« Du monde entier au cœur du monde. » Tel aurait pu être le titre de cette exposition, en référence au recueil de poèmes de Cendrars.
Car si l’œuvre dessinée d’Alan Levitt pourrait à première vue passer pour une simple collection d’images, à l’aspect quasi photographique et glanées aux quatre coins du monde, son ambition profonde ne saurait se confondre au souvenir de vacances, ni son propos se résumer à une invitation au voyage. Des signes la parcourent, qui fournissent autant d’indices quant aux préoccupations de leur auteur.
Alan Levitt s’est installé à Paris au début des années 1980. Architecte de profession, il aime marcher en traînant dans les villes, découvrir des nouveaux paysages, s’assoire devant un tableau au musée. Il multiplie depuis plus de trente ans les voyages, et en conserve les traces sur des feuilles de papier. Aussi anecdotiques puissent-elles sembler parfois, les choses qu’il rend siennes par l’usage du dessin, lieux vues ou scènes vécues qu’il retrace au crayon, sont comme les différents caractères d’une seule et même phrase.
Les Amériques, le pourtour méditerranéen, la péninsule ibérique… y sont autant de terreaux où la vie, à loisir, se déploie : la lumière s’y dépose, quand elle n’éclabousse pas, la mer vient s’y échouer, les herbes s’y répandre.
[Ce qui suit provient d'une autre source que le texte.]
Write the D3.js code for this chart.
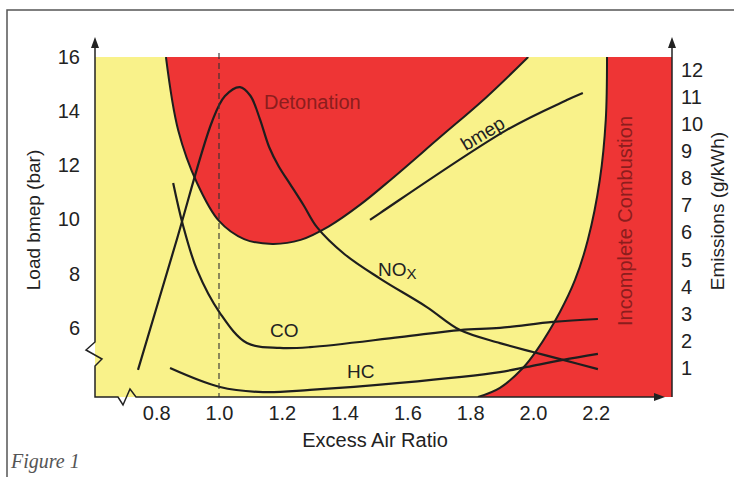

Les arbres s’y élancent vers un unique ciel traversé de nuages, et les animaux broutent, sous leurs airs de Bouddhas.
Les frêles silhouettes que l’on y aperçoit parfois, et ces habitations que l’on devine être les leurs, rappellent que ces lieux, en dépit de leur exotisme pour qui n’y a jamais mis les pieds, sont ceux dans lesquels nous, les hommes, vivons.
Minuscules et fragiles face à l’immensité de notre environnement, à ses périls, nous nous sommes organisés en sociétés, avons cru en des dieux, en avons créé des images. Les objets rescapés de civilisations défuntes, ces vestiges ayant su préserver au fil des millénaires leur aura de mystère, en sont les témoignages.
Les dessins d’Alan Levitt nous rappellent que l’art, et les hommes, et la vie, ont peut-être aujourd’hui encore quelque chose à voir avec le sacré.